As, I believe, a direct result of physical therapy, I'm now at around 80-90% health but, like you say of yourself not really being able to classify yourself as being fully recovered, there are times for me when I just don't feel ill anymore and others where it's subtle, but apparent and hindering nonetheless (eg when I get nervous I get faintheaded).
If you don't yet regard yourself as being fully recovered, may I ask what you feel is still lacking? (obviously your energy levels are one thing)
Talk to me anytime you like, I always reply.
Given his young age at time of infection, how much of a factor do doctors feel this played in his recovery? I mean, I'd had thought that by being so young at the time and in the midst of puberty (14 years), the effects would be quite the opposite and more severe given his changing metabolism and physical immaturity at that point.
You said that his was labelled a mild case, but you also list numerous severe symptoms above - did the transition from having those early symptoms, back to the point where he walked again happen suddenly (ie over a week or so) or did it occur gradually as progress occured? (sorry for questions, but your writing tells of a unique recovery).
I'm just happy for Terrys recovery happening due to his young age : 14 is no time to have lived and experienced many things one should do in life without thinking of the horrors and isolation associated with this darned disease.
I for one am incredibly happy for him, or you if it's Terry reading this. If I may ask, how long did this recovery take to happen? You say he was 14 at time of infection, how old was he when you guys felt he was recovered?
Great story.
We so appreciate your prayers. We are in North Ga.

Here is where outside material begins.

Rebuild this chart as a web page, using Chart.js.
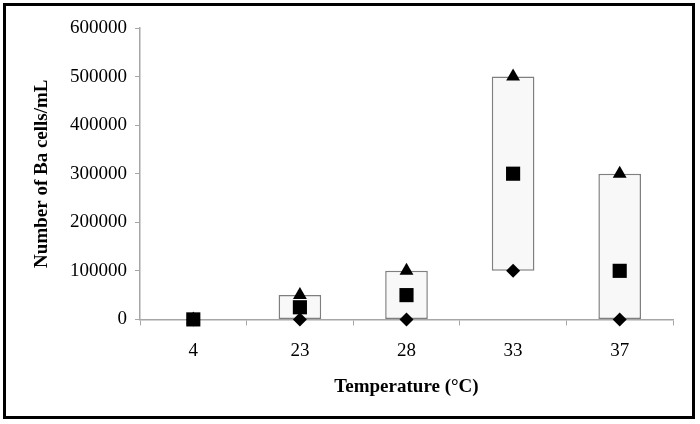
<!DOCTYPE html>
<html>
<head>
<meta charset="utf-8">
<script src="https://cdn.jsdelivr.net/npm/chart.js@4"></script>
<style>
  body { margin: 0; background: #fff; }
  #wrap { position: absolute; left: 0; top: 0; width: 700px; height: 424px; }
  #frame {
    position: absolute; left: 3px; top: 3px; width: 692px; height: 416px;
    border: 3px solid #000; box-sizing: border-box; pointer-events: none;
  }
</style>
</head>
<body>
<div id="wrap"><canvas id="chart" width="700" height="424"></canvas></div>
<div id="frame"></div>
<script>
// temperatures (°C) and cell counts
const categories = ['4', '23', '28', '33', '37'];
const maxVals = [0, 50000, 100000, 500000, 300000];
const midVals = [0, 25000, 50000, 300000, 100000];
const minVals = [0, 0, 0, 100000, 0];
const yTicks = [0, 100000, 200000, 300000, 400000, 500000, 600000];

const serif = "'Liberation Serif', 'Times New Roman', serif";
const axisGrey = '#a6a6a6';

// floating box from min to max, nothing drawn at 4 °C
const ranges = categories.map((c, i) => (maxVals[i] > minVals[i] ? [minVals[i], maxVals[i]] : null));

const markerSet = (label, data, style, radius, order) => ({
  type: 'line',
  label,
  data,
  showLine: false,
  pointStyle: style,
  pointRadius: radius,
  pointHoverRadius: radius,
  pointBackgroundColor: '#000',
  pointBorderColor: '#000',
  pointBorderWidth: 0,
  clip: false,
  order
});

new Chart(document.getElementById('chart'), {
  type: 'bar',
  data: {
    labels: categories,
    datasets: [
      markerSet('Mean', midVals, 'rect', 10, 1),
      markerSet('Max', maxVals, 'triangle', 8, 2),
      markerSet('Min', minVals, 'rectRot', 7, 3),
      {
        type: 'bar',
        label: 'Range',
        data: ranges,
        backgroundColor: '#f8f8f8',
        borderColor: '#7f7f7f',
        borderWidth: 1.5,
        borderSkipped: false,
        barPercentage: 0.4,
        categoryPercentage: 1,
        order: 10
      }
    ]
  },
  options: {
    responsive: false,
    animation: false,
    layout: { padding: { left: 31, right: 27, top: 28, bottom: 26 } },
    plugins: {
      legend: { display: false },
      tooltip: { enabled: false }
    },
    scales: {
      x: {
        grid: {
          display: true,
          offset: true,
          drawOnChartArea: false,
          drawTicks: true,
          tickLength: 6,
          color: axisGrey
        },
        border: { color: axisGrey, width: 1.5 },
        ticks: {
          color: '#000',
          padding: 14,
          font: { family: serif, size: 19 }
        },
        title: {
          display: true,
          text: 'Temperature (°C)',
          color: '#000',
          padding: 0,
          font: { family: serif, size: 19, weight: 'bold' }
        },
        afterFit: (scale) => { scale.height = 78.6; }
      },
      y: {
        min: 0,
        max: 600000,
        afterBuildTicks: (scale) => { scale.ticks = yTicks.map(v => ({ value: v })); },
        grid: {
          display: true,
          drawOnChartArea: false,
          drawTicks: true,
          tickLength: 5,
          color: axisGrey
        },
        border: { color: axisGrey, width: 1.5 },
        ticks: {
          color: '#000',
          padding: 8,
          font: { family: serif, size: 19 },
          callback: (v) => String(v)
        },
        title: {
          display: true,
          text: 'Number of Ba cells/mL',
          color: '#000',
          padding: 0,
          font: { family: serif, size: 19, weight: 'bold' }
        },
        afterFit: (scale) => { scale.width = 109; }
      }
    }
  }
});
</script>
</body>
</html>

Not too far from the TN/GA line.
Hope you'll tell us your story of having 'e'. When did you get it? How do you cope? What's the most difficult etc. We're here to help in anyway we can.
hope you and your family benefit from this site, it has helped me enormously. always here for a chat, feel free to send me a message. take care. living post E can be very difficult.
btw, I my husband (who started this site and had encephalitis almost 4 years ago) both like NCIS and The Forgotten.